Mission manager Chris Miller's report on the former noted that clear weather over the eastern side of the peninsula provided "a rare opportunity to collect data over glaciers that are more regularly shrouded in cloud." The mostly clear weather allowed the science team to collect data at low altitudes of only 1,500 feet above ground for almost seven hours out of the more than 11 hours the team was aloft.
After a down day on Nov. 18 for crew rest and aircraft maintenance, the converted four-engine jetliner-turned-flying-laboratory was airborne again on its final science mission of the 2011 Antarctic IceBridge campaign Nov. 19. The IceBridge team found perfect weather conditions over their survey target, the George VI Sound on the western side of the Antarctic Peninsula.

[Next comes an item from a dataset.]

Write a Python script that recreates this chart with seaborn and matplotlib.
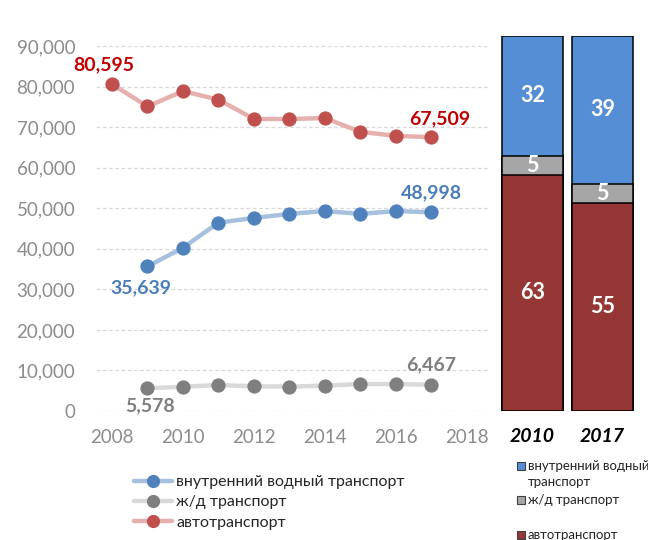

Data collection began with a long transect down the center of the sound, Miller reported, and then continued with 11 flight data lines stitching across the sound, shore to shore. Minor glitches with the Digital Mapping System and the aircraft's GPS system complicated one of the flight tracks for the Airborne Topographic Mapper instrument during the flight, but Miller said all objectives were met and the ATM data should be recoverable in post flight processing.
"Views of mountain peaks and ranges were abundant," during the 11-hour flight, he added.
The frozen, inhospitable surface features of Alexander Island in Antarctica were viewed at close range during one of the final low-level flights by NASA's DC-8 flying laboratory during the 2011 Operation IceBridge mission. Credit: NASA/Chris Miller
Due to fuel supply issues at Punta Arenas, a 25th and final science flight on Nov. 20 was cancelled, and the team prepared for its Nov. 22 departure back to the United States.
Including the transit flights between Punta Arenas and California, the modified 45-year-old flying laboratory logged about 308 flight hours during the Operation IceBridge, including 127 hours of actual data collection from its suite of seven specialized instruments. The instruments and science teams represented several NASA centers, the University of Kansas, the University of California at Santa Cruz and the Lamont-Doherty Earth Observatory at Columbia University.
Operation IceBridge was begun in 2009 to bridge the gap in data collection after NASA's ICESat-1 satellite stopped functioning and when the ICESat-2 satellite becomes operational in 2016. By comparing the year-to-year readings of ice thickness and movement both on land and on the sea, scientists can learn more about the trends that could affect sea-level rise and climate around the globe. In addition to NASA's DC-8, a smaller Gulfstream V aircraft operated by the National Science Foundation and the National Center for Atmospheric Research also participated in this fall's IceBridge mission.
DC-8 research pilot Troy Asher, who flew the final science flight, offered his reflections on this fall's Antarctic campaign.
"As you will undoubtedly hear from other reports from the science and mission director community, this has been a fantastic deployment from many different aspects," he said.
NASA's Dryden Flight Research Center director David McBride emailed his congratulations to the science team and the flight and ground crews on the completion of the 2011 mission over Antarctica.
"This was a great campaign and it makes all proud," McBride added.